Okay, take a look at the two graphs.

I’d be mean and ask for your thoughts, but as I’m not sure how many of my readers have read Daniel Deronda (not to mention how many readers we have),  it would be unfair to ask you for an interpretation. Instead, I will provide you with mine. So here’s the cool thing. The families that grouped together in the previous graph but not in this one were brought together by the actions of the main character–in this case, Deronda. So Mordecai rediscovered his long-lost sister Mirah through Deronda, for example. On the other hand, the families that now group together had their lives disrupted in the book by the actions of the main characters, either Deronda or Gwendolen, depending on the family in question.
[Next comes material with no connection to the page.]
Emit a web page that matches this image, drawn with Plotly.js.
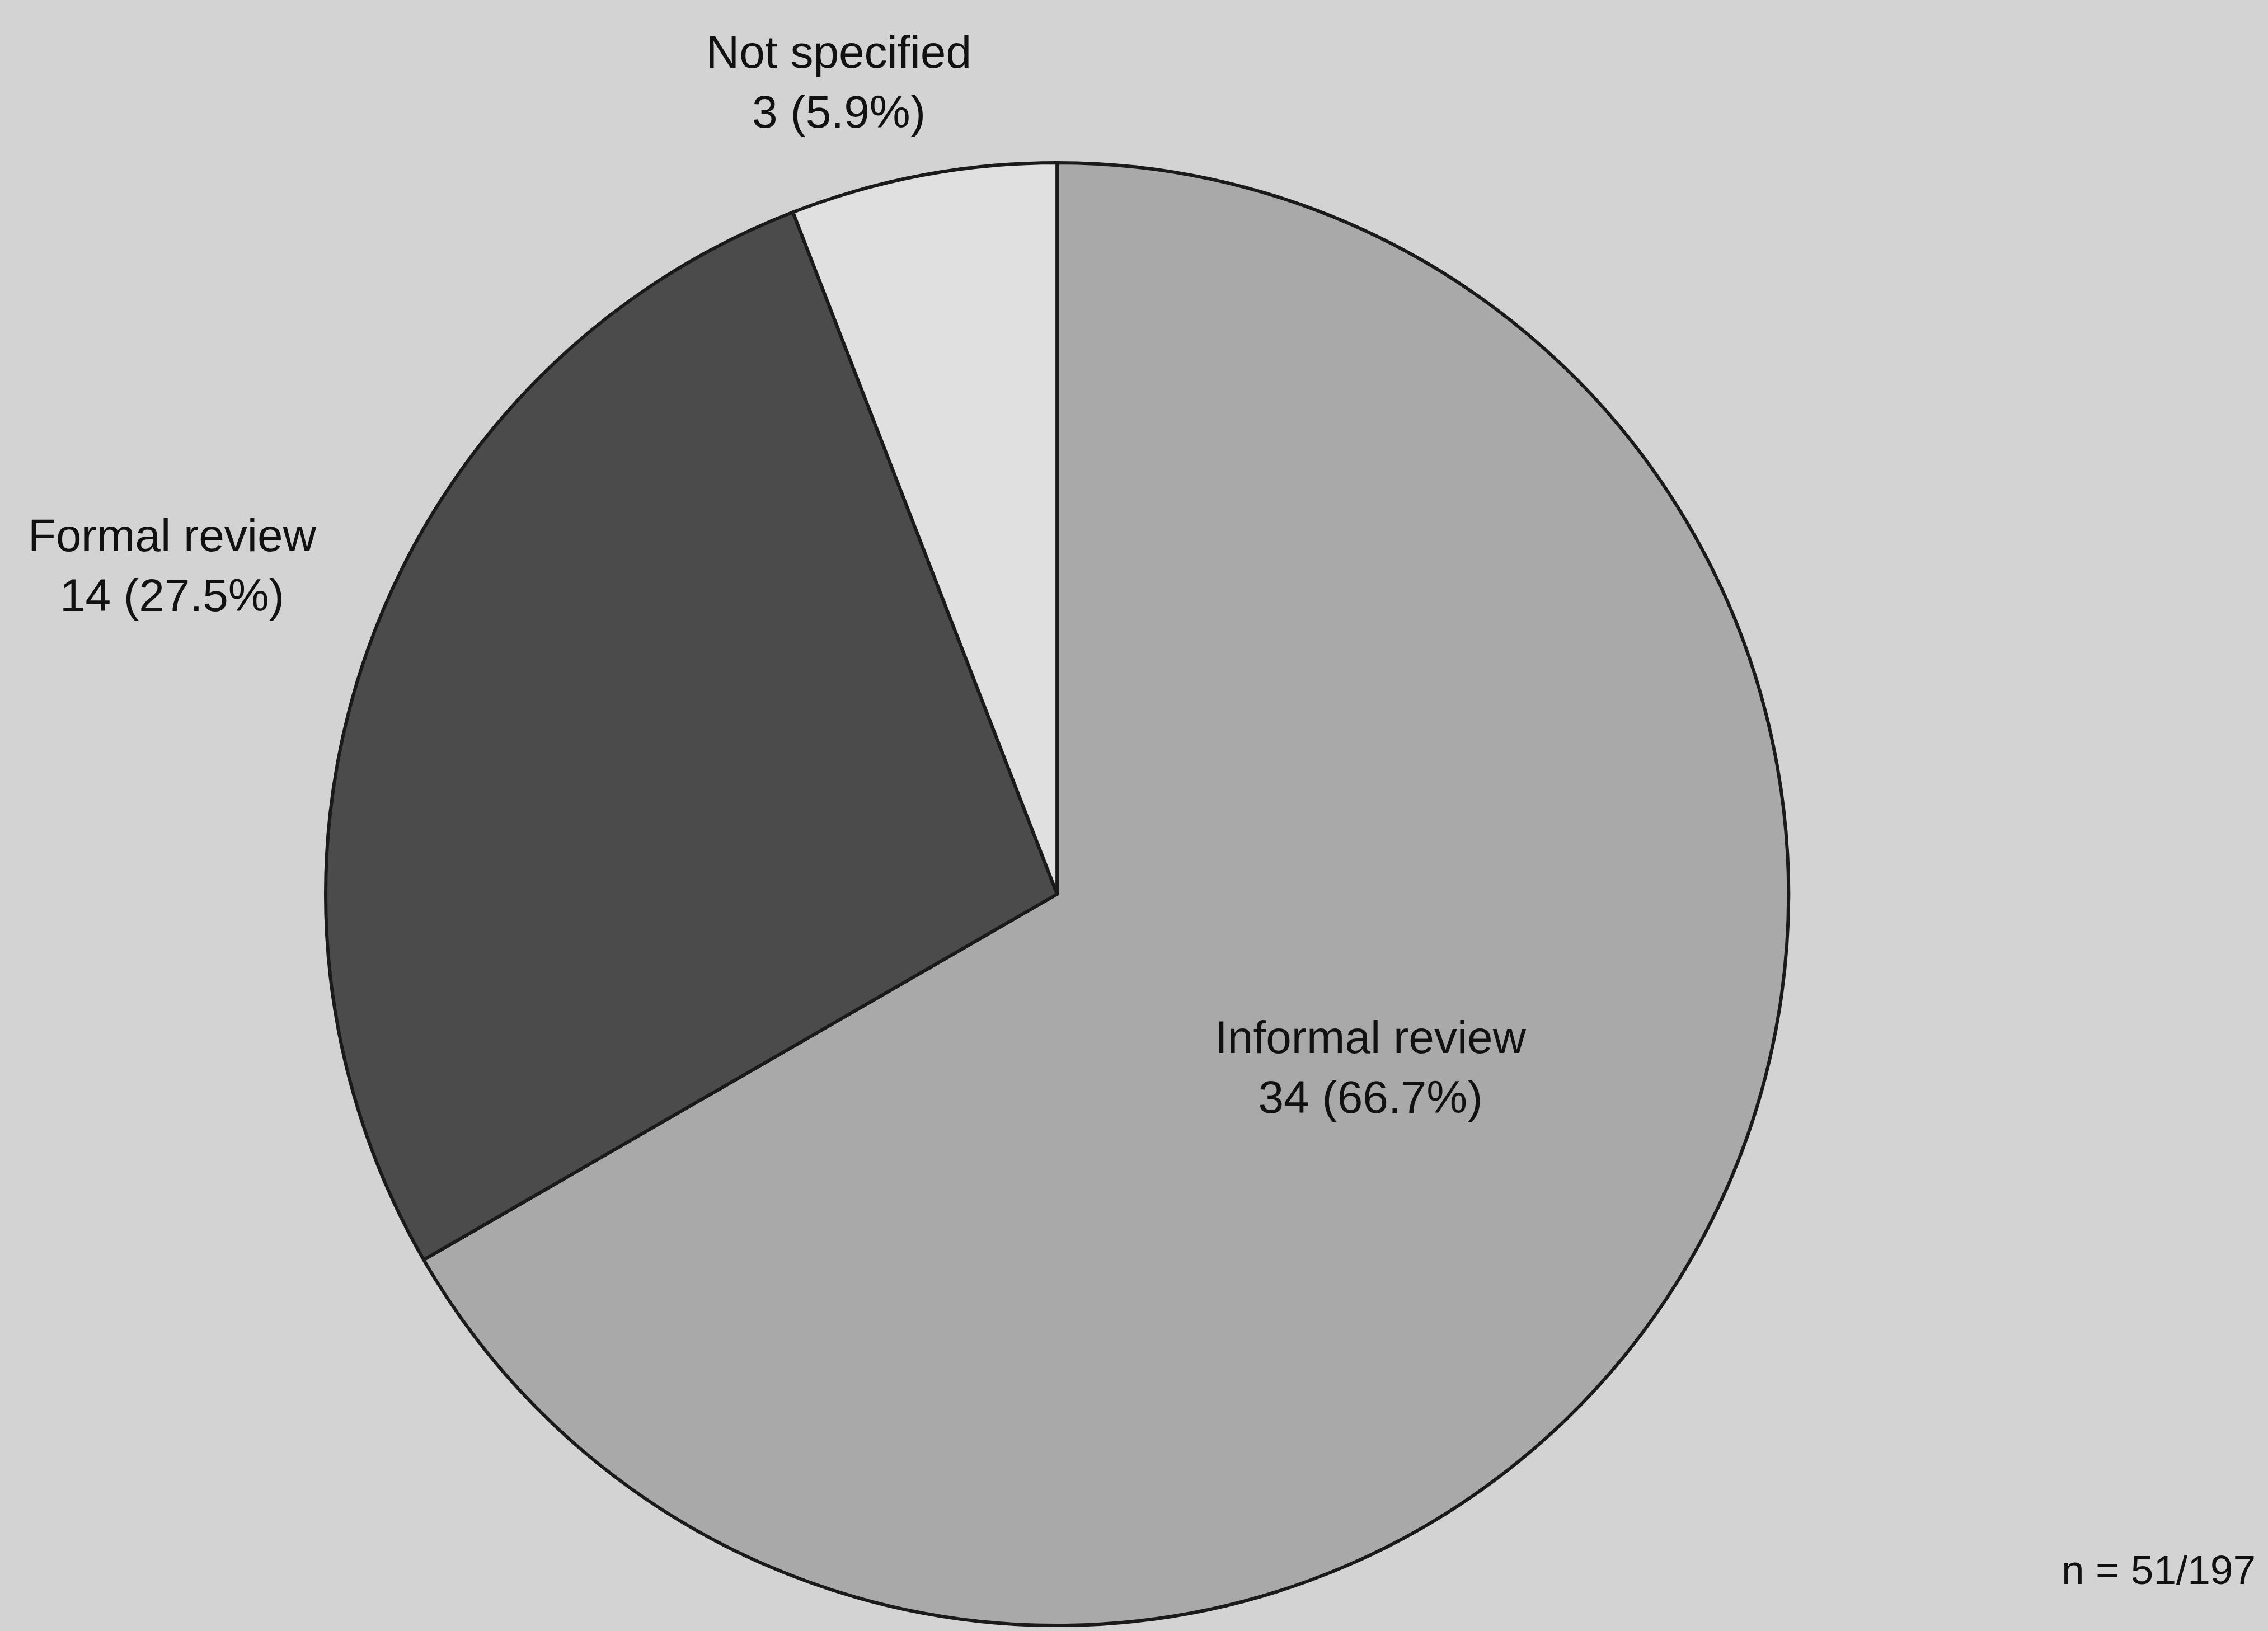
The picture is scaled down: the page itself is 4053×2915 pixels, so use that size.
<!DOCTYPE html>
<html>
<head>
<meta charset="utf-8">
<script src="https://cdn.plot.ly/plotly-3.0.1.min.js"></script>
<style>
  html, body { margin: 0; padding: 0; background: #d3d3d3; }
  #chart { width: 4053px; height: 2915px; }
</style>
</head>
<body>
<div id="chart"></div>
<script>
// Data
const categories = ["Informal review", "Formal review", "Not specified"];
const counts = [34, 14, 3];
const sliceColors = ["#a9a9a9", "#4b4b4b", "#e0e0e0"];
const totalResponded = 51;
const totalSample = 197;

const total = counts.reduce((a, b) => a + b, 0);
const labelText = categories.map((c, i) =>
  c + "<br>" + counts[i] + " (" + (100 * counts[i] / total).toFixed(1) + "%)");

// Label placement (paper coords)
const labelPos = [
  { x: 0.6043, y: 0.3458 },
  { x: 0.076, y: 0.6535 },
  { x: 0.3699, y: 0.950 }
];

const font = { family: "Liberation Sans, Arial, sans-serif", size: 82, color: "#111111" };

const annotations = categories.map((c, i) => ({
  xref: "paper", yref: "paper",
  x: labelPos[i].x, y: labelPos[i].y,
  xanchor: "center", yanchor: "middle",
  text: labelText[i], showarrow: false, align: "center",
  font: font
}));
annotations.push({
  xref: "paper", yref: "paper", x: 0.9951, y: 0.0377,
  xanchor: "right", yanchor: "middle",
  text: "n = " + totalResponded + "/" + totalSample,
  showarrow: false, font: Object.assign({}, font, { size: 73 })
});

const trace = {
  type: "pie",
  labels: categories,
  values: counts,
  sort: false,
  direction: "clockwise",
  rotation: 0,
  textinfo: "none",
  hoverinfo: "none",
  marker: { colors: sliceColors, line: { color: "#1a1a1a", width: 6 } },
  domain: { x: [0.1436, 0.7886], y: [0.0034, 0.9002] },
  showlegend: false
};

const layout = {
  width: 4053, height: 2915,
  margin: { l: 0, r: 0, t: 0, b: 0 },
  paper_bgcolor: "#d3d3d3",
  plot_bgcolor: "#d3d3d3",
  showlegend: false,
  annotations: annotations
};

Plotly.newPlot("chart", [trace], layout, { staticPlot: true });
</script>
</body>
</html>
So if you look at Grandcourt, pictured here with his mistress, Mrs. Glasher and illegitimate heir, Henleigh, you’ll see that he’s nowhere near them in the graph with Gwendolen. In the text, Gwendolen marries Grandcourt despite knowing that he has a mistress and son who deserve to be legitimized. (Illegitimacy is a theme in this text.) I found it absolutely fascinating that removing the characters from the graph actually mimics what removing them from the book would have done.

So here’s my invitation to you: think about how else these graphs might be able to speak. I used them to construct a specific narrative of family ties throughout the novel based on how the connections behave. How else might you produce new elements of the novel’s narrative using these kinds of graphs? And, if you’ll think back to last week’s thoughts on dynamic social network graphs, how might those really help to structure questions about the novel?

One final note–I am really pleased to have finally produced something using statistical software that I think is pretty. It makes me feel that all is not yet lost.